§ Dataset records:

┌──

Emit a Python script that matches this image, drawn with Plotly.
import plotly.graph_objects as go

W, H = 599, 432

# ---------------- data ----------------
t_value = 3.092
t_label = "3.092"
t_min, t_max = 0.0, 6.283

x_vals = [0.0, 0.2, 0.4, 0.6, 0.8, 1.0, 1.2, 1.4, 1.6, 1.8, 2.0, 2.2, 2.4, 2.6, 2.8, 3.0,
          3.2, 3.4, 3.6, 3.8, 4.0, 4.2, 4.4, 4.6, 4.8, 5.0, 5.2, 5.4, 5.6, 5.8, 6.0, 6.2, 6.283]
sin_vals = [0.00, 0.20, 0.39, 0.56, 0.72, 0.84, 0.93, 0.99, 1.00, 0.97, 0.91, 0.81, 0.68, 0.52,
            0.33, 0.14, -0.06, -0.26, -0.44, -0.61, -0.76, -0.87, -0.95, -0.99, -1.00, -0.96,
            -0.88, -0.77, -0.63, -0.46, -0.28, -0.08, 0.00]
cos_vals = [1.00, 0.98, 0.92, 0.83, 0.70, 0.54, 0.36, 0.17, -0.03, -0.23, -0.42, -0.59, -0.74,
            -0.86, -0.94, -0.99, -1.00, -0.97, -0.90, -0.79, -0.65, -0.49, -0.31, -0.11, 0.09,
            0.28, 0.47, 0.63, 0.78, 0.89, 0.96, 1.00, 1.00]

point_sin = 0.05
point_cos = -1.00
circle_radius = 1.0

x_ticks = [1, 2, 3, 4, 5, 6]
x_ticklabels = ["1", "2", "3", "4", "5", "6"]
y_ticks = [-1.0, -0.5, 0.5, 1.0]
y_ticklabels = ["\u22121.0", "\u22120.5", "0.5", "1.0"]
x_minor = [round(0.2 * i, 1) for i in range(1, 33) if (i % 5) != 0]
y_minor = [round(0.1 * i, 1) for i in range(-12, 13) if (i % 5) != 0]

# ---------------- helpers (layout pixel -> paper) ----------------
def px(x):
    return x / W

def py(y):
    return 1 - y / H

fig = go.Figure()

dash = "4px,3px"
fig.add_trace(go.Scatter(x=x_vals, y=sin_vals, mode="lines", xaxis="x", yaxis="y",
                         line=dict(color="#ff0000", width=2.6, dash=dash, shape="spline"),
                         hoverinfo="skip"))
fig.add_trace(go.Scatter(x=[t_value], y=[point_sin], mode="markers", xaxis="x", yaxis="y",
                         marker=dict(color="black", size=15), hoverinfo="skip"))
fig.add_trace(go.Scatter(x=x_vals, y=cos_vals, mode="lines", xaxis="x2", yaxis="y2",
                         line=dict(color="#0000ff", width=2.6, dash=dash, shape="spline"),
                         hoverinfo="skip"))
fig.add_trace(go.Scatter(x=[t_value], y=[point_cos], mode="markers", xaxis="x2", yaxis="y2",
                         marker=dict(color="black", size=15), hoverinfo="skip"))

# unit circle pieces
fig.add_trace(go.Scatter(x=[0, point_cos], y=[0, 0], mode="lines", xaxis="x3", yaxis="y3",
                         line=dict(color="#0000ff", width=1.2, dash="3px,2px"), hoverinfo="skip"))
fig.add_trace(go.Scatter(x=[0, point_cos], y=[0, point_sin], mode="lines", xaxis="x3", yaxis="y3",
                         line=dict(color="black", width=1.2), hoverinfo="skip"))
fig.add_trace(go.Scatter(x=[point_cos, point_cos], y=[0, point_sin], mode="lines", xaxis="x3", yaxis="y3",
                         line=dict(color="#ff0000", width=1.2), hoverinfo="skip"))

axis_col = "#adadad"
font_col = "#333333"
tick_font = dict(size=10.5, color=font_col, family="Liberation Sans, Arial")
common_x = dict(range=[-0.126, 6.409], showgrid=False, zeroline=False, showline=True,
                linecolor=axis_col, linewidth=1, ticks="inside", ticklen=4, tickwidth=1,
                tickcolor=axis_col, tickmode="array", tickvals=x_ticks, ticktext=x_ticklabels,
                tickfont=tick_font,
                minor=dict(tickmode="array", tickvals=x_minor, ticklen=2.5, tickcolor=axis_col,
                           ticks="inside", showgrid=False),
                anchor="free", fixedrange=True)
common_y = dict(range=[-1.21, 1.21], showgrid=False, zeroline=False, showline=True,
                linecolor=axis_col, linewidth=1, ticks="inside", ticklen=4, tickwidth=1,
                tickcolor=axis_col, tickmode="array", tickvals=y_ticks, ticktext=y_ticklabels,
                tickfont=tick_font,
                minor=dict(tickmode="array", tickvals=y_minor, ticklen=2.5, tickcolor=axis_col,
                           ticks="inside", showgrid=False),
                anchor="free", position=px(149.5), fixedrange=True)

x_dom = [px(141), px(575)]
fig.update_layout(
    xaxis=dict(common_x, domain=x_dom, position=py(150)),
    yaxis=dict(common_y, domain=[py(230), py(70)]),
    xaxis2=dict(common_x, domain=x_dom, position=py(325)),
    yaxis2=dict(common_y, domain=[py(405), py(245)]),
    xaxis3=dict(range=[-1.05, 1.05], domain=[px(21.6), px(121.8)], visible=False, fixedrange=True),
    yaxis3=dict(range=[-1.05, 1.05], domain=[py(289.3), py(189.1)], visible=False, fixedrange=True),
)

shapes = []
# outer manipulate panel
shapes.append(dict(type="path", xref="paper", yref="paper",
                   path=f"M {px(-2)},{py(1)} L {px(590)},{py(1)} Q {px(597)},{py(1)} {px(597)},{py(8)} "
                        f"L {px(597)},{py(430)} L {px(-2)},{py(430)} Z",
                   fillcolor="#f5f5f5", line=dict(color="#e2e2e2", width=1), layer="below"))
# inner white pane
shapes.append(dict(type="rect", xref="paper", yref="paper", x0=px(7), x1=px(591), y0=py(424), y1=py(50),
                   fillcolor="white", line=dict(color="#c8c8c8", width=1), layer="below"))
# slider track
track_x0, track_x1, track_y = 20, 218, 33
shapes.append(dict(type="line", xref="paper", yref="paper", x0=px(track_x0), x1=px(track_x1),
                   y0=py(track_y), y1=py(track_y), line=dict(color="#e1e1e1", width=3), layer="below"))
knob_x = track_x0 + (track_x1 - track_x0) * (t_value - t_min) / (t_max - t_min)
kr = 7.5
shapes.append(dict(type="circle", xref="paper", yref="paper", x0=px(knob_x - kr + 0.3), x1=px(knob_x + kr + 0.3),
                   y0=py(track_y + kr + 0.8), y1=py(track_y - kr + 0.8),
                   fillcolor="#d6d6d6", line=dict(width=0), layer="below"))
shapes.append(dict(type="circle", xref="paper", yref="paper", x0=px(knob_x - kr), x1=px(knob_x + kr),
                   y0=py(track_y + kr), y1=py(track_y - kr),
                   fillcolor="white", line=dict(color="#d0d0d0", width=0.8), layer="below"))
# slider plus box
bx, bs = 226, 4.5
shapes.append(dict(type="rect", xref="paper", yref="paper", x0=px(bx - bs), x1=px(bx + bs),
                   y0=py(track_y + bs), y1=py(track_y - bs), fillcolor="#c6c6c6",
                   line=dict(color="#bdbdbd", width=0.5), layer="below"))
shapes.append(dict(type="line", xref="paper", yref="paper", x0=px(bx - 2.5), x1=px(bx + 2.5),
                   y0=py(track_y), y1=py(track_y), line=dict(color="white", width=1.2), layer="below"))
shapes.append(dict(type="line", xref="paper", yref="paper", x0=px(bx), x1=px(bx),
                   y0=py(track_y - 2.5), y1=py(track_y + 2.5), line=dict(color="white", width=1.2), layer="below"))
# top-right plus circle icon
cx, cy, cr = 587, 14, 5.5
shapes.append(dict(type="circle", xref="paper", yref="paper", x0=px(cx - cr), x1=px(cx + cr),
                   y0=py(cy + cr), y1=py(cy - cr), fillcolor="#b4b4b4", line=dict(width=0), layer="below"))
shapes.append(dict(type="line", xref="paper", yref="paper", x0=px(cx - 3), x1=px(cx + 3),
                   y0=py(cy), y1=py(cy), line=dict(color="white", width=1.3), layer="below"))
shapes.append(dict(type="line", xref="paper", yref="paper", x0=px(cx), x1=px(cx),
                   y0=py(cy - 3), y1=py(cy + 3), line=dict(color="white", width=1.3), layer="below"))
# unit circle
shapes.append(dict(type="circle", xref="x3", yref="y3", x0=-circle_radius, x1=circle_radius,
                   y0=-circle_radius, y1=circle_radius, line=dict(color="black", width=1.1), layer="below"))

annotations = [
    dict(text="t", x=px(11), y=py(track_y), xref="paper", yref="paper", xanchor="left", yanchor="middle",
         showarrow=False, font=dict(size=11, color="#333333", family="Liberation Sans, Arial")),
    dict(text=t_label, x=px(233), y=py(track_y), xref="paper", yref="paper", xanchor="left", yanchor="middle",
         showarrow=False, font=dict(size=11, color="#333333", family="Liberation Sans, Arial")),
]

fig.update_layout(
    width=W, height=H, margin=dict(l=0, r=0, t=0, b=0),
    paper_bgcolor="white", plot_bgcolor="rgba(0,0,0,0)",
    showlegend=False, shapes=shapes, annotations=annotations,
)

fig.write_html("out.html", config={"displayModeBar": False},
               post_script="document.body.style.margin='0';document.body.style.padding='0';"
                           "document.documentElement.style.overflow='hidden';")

└──
┌──

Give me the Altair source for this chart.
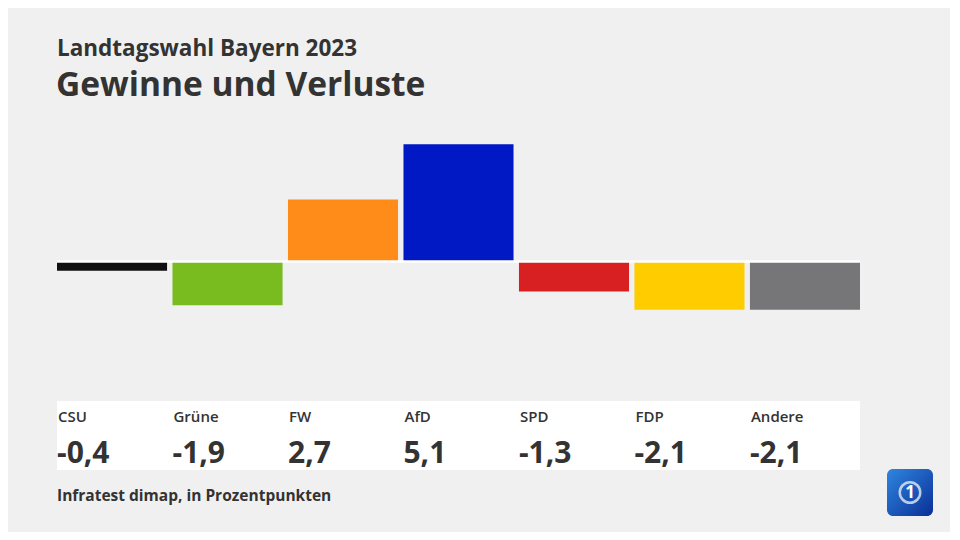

└──

§ Exercise description: In the listing above, find the line with "Emit a Python" and the line with "fig = go.Figure()", then print exactly those lines and every line between them.

§ Full answer:
Emit a Python script that matches this image, drawn with Plotly.
import plotly.graph_objects as go

W, H = 599, 432

# ---------------- data ----------------
t_value = 3.092
t_label = "3.092"
t_min, t_max = 0.0, 6.283

x_vals = [0.0, 0.2, 0.4, 0.6, 0.8, 1.0, 1.2, 1.4, 1.6, 1.8, 2.0, 2.2, 2.4, 2.6, 2.8, 3.0,
          3.2, 3.4, 3.6, 3.8, 4.0, 4.2, 4.4, 4.6, 4.8, 5.0, 5.2, 5.4, 5.6, 5.8, 6.0, 6.2, 6.283]
sin_vals = [0.00, 0.20, 0.39, 0.56, 0.72, 0.84, 0.93, 0.99, 1.00, 0.97, 0.91, 0.81, 0.68, 0.52,
            0.33, 0.14, -0.06, -0.26, -0.44, -0.61, -0.76, -0.87, -0.95, -0.99, -1.00, -0.96,
            -0.88, -0.77, -0.63, -0.46, -0.28, -0.08, 0.00]
cos_vals = [1.00, 0.98, 0.92, 0.83, 0.70, 0.54, 0.36, 0.17, -0.03, -0.23, -0.42, -0.59, -0.74,
            -0.86, -0.94, -0.99, -1.00, -0.97, -0.90, -0.79, -0.65, -0.49, -0.31, -0.11, 0.09,
            0.28, 0.47, 0.63, 0.78, 0.89, 0.96, 1.00, 1.00]

point_sin = 0.05
point_cos = -1.00
circle_radius = 1.0

x_ticks = [1, 2, 3, 4, 5, 6]
x_ticklabels = ["1", "2", "3", "4", "5", "6"]
y_ticks = [-1.0, -0.5, 0.5, 1.0]
y_ticklabels = ["\u22121.0", "\u22120.5", "0.5", "1.0"]
x_minor = [round(0.2 * i, 1) for i in range(1, 33) if (i % 5) != 0]
y_minor = [round(0.1 * i, 1) for i in range(-12, 13) if (i % 5) != 0]

# ---------------- helpers (layout pixel -> paper) ----------------
def px(x):
    return x / W

def py(y):
    return 1 - y / H

fig = go.Figure()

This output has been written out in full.